→ RECORD SET:
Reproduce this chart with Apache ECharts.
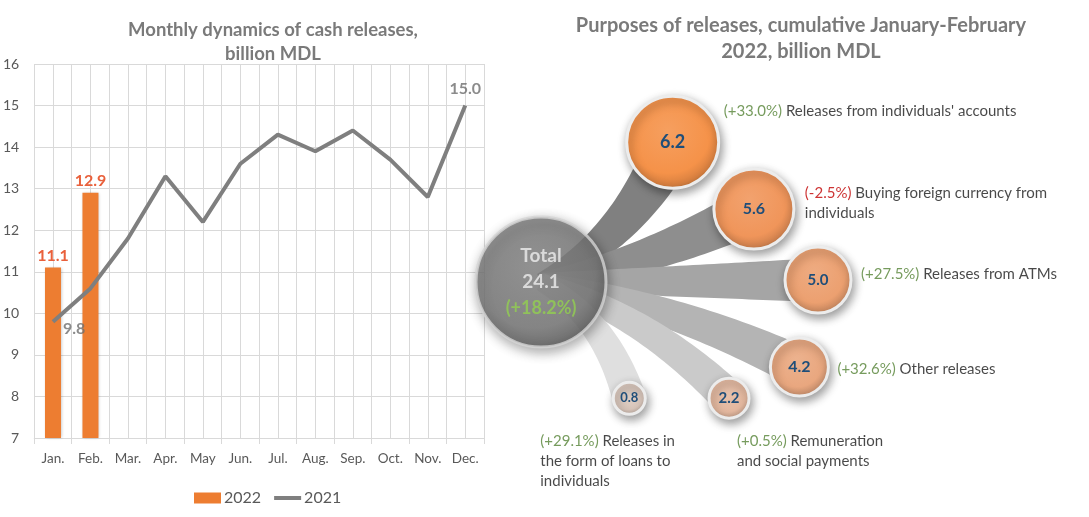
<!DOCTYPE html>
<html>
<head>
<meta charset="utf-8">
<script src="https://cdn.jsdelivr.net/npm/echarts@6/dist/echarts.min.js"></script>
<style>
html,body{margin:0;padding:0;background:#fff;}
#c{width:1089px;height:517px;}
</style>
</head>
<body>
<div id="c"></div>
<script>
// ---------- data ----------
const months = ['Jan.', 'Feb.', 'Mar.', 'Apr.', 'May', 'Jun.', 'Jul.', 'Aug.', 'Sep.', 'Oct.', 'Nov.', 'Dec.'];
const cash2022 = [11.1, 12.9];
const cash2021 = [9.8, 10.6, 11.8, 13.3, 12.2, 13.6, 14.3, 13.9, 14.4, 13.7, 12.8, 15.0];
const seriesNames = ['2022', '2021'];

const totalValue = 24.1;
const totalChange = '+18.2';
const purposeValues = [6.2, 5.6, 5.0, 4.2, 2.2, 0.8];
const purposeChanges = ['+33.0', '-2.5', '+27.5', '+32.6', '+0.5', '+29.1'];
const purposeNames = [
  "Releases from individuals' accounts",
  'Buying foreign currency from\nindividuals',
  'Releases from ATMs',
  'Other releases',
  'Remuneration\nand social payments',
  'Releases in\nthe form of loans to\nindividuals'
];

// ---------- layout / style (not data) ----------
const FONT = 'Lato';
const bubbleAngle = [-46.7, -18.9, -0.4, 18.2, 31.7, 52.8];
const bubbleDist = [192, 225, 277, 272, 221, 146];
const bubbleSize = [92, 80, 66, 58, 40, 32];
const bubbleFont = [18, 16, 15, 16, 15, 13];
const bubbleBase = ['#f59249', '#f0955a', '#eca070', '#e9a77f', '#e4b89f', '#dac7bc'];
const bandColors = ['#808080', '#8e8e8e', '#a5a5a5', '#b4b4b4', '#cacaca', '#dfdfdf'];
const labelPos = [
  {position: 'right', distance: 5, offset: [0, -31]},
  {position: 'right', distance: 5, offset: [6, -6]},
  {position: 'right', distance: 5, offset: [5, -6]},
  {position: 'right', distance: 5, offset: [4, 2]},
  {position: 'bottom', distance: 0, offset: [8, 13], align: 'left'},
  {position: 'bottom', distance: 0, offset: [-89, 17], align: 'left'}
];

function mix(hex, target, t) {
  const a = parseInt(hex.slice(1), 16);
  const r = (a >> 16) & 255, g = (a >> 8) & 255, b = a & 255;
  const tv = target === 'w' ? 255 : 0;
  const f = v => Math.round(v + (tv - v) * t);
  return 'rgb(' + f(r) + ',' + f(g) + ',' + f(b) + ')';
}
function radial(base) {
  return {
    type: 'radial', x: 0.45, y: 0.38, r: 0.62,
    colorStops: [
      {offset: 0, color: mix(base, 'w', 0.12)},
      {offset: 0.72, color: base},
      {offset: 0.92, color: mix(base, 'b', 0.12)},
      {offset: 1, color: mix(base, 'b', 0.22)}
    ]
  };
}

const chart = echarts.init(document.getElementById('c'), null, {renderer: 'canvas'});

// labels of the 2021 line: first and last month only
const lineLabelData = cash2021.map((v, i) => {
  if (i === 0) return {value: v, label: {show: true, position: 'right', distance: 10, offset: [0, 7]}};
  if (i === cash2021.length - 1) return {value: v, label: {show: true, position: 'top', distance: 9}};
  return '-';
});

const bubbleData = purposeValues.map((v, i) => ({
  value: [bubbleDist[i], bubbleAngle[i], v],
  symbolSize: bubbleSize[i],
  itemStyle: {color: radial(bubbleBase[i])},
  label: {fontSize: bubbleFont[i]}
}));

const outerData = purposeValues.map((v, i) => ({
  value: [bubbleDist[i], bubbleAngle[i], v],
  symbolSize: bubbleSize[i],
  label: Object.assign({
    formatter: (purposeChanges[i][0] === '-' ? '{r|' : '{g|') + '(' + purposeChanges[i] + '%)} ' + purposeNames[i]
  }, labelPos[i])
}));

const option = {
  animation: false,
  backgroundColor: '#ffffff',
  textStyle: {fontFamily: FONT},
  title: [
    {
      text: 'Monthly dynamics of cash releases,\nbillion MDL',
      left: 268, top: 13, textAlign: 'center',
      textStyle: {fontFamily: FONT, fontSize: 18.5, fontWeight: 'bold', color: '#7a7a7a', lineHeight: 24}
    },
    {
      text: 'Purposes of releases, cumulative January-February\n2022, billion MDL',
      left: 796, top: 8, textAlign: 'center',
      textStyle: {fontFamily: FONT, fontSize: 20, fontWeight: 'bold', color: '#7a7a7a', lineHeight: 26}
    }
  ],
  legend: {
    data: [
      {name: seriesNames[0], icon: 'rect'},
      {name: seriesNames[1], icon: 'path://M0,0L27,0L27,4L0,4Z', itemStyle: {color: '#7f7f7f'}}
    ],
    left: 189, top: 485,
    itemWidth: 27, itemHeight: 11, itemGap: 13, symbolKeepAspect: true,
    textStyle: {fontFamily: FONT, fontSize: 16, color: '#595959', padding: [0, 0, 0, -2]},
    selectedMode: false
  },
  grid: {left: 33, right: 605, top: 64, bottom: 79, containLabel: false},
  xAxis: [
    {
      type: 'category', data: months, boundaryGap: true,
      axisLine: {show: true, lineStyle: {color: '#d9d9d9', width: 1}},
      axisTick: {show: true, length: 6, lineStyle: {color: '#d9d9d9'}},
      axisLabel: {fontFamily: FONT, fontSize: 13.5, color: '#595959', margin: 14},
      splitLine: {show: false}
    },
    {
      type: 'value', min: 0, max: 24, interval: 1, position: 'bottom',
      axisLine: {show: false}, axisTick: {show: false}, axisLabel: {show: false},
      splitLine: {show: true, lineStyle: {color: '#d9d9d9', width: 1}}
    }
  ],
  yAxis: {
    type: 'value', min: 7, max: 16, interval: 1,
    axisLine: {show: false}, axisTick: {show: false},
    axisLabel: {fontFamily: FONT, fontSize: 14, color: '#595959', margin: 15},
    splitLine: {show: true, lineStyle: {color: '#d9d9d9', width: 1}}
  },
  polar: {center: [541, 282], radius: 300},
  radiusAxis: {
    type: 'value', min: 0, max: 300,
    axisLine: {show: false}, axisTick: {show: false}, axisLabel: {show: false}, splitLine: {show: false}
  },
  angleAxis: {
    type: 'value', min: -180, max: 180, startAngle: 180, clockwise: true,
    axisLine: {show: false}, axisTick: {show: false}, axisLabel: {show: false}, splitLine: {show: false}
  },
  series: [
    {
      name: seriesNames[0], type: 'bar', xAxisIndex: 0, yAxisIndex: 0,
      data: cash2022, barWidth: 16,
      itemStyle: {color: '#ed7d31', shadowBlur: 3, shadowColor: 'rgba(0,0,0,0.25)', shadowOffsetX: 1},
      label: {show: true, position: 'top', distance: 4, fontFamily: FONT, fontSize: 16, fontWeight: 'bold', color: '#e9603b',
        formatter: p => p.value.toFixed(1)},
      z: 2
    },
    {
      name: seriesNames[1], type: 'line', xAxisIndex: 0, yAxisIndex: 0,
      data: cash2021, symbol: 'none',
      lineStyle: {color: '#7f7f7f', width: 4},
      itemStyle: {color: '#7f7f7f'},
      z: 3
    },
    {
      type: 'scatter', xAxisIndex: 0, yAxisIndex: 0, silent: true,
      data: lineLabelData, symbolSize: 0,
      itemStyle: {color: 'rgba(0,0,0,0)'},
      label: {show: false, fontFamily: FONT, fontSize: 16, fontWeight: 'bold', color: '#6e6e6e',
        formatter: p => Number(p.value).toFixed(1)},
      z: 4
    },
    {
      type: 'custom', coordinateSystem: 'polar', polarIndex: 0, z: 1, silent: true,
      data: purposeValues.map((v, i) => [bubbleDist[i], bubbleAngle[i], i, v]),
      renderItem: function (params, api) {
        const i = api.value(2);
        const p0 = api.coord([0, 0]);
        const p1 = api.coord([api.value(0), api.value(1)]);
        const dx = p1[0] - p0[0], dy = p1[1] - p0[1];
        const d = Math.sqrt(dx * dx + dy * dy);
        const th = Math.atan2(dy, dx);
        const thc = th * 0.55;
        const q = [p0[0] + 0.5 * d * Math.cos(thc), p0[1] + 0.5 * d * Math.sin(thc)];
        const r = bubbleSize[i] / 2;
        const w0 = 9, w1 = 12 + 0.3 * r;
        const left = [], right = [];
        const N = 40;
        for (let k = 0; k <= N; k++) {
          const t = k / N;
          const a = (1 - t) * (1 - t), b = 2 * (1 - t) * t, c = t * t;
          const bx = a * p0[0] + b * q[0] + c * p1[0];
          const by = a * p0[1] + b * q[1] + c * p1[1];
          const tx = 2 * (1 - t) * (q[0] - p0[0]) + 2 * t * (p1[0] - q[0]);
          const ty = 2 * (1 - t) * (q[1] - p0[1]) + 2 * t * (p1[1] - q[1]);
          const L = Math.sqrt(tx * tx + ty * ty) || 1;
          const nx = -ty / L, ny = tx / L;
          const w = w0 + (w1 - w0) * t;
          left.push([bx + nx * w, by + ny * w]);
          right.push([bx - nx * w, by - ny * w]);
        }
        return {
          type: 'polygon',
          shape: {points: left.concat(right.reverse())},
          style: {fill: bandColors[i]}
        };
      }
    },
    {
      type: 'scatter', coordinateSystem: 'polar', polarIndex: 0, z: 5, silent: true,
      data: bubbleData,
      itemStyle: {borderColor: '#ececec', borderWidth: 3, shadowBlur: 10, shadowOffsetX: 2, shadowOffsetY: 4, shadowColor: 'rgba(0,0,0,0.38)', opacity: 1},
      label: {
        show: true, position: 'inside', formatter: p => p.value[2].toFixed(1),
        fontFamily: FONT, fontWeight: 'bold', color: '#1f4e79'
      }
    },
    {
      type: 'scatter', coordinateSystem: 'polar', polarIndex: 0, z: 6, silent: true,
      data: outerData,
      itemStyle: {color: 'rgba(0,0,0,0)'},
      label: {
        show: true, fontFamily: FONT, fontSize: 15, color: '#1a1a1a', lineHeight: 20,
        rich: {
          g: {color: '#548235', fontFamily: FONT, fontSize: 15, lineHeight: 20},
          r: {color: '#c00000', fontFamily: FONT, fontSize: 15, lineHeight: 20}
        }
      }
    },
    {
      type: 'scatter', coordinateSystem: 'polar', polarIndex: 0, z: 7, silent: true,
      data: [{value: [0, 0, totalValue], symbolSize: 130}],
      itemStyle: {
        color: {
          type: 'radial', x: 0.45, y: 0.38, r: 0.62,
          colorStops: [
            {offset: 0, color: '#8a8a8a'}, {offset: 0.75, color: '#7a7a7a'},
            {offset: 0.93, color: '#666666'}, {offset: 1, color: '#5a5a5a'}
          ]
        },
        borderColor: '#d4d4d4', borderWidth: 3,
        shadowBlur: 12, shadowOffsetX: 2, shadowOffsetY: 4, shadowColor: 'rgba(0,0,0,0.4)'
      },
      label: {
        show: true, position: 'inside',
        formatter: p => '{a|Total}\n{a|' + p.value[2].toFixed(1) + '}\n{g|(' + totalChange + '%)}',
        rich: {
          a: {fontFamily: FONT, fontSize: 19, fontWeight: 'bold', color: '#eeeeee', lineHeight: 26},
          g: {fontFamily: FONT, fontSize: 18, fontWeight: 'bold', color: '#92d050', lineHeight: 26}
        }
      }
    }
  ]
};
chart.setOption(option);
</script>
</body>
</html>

* * *

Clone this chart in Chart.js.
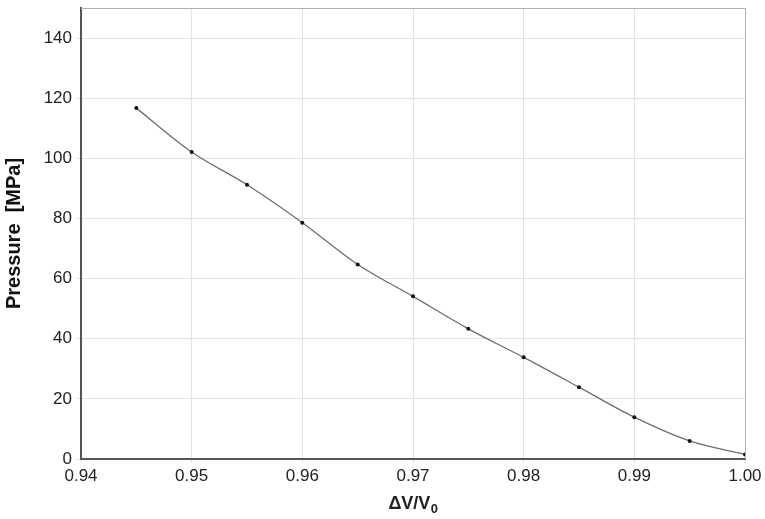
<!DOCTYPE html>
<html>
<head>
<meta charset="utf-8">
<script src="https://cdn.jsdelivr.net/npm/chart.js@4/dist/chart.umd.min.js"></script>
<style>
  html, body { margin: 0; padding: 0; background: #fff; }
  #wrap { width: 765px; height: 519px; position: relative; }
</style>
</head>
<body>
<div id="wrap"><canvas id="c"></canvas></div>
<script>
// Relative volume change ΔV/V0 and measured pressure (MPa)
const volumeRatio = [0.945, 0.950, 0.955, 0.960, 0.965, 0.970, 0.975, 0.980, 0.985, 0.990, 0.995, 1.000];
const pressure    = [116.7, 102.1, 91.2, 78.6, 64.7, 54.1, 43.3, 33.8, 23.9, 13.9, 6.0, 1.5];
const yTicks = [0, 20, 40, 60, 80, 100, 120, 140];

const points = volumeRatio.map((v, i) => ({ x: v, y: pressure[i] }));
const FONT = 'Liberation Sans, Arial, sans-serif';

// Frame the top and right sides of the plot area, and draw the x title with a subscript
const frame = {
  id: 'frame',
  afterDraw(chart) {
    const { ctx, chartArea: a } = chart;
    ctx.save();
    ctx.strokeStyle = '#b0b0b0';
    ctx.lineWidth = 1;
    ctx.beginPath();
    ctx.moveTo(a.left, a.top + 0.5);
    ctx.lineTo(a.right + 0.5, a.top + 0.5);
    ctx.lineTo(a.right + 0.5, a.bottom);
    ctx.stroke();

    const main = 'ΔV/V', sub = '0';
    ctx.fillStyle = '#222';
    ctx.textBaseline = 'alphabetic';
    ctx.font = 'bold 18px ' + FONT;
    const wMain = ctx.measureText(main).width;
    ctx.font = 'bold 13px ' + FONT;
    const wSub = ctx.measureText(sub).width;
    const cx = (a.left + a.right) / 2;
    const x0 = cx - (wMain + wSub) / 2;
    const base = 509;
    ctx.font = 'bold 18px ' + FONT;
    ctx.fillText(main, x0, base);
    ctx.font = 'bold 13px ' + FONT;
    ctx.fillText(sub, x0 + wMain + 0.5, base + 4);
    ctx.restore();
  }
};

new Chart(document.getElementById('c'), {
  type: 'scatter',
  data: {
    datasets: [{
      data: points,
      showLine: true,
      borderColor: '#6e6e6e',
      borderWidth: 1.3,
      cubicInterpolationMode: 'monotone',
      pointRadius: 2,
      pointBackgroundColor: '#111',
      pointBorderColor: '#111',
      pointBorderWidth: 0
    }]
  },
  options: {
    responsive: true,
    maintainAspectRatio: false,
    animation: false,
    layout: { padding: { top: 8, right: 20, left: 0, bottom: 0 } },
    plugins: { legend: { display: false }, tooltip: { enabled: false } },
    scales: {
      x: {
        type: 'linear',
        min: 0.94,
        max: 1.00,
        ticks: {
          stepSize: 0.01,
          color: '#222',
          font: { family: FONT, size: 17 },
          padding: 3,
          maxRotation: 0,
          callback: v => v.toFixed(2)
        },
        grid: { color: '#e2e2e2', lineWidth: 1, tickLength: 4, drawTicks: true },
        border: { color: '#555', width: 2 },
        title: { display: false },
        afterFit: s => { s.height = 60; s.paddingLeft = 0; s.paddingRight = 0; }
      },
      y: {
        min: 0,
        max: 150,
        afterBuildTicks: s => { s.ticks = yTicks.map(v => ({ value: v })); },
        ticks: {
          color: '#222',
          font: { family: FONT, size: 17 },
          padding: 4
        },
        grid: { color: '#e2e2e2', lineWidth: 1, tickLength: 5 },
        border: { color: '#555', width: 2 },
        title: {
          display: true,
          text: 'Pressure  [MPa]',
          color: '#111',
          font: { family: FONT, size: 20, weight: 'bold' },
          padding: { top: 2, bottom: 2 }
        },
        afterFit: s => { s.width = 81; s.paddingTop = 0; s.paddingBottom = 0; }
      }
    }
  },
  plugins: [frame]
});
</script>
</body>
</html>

→ DESCRIPTION OF THE TASK: Leave out the pictures and transcribe exactly the lines from the one containing "Reproduce this chart with Apache ECharts." through the one containing "const seriesNames = ['2022', '2021'];".

→ EXERCISE OUTPUT:
Reproduce this chart with Apache ECharts.
<!DOCTYPE html>
<html>
<head>
<meta charset="utf-8">
<script src="https://cdn.jsdelivr.net/npm/echarts@6/dist/echarts.min.js"></script>
<style>
html,body{margin:0;padding:0;background:#fff;}
#c{width:1089px;height:517px;}
</style>
</head>
<body>
<div id="c"></div>
<script>
// ---------- data ----------
const months = ['Jan.', 'Feb.', 'Mar.', 'Apr.', 'May', 'Jun.', 'Jul.', 'Aug.', 'Sep.', 'Oct.', 'Nov.', 'Dec.'];
const cash2022 = [11.1, 12.9];
const cash2021 = [9.8, 10.6, 11.8, 13.3, 12.2, 13.6, 14.3, 13.9, 14.4, 13.7, 12.8, 15.0];
const seriesNames = ['2022', '2021'];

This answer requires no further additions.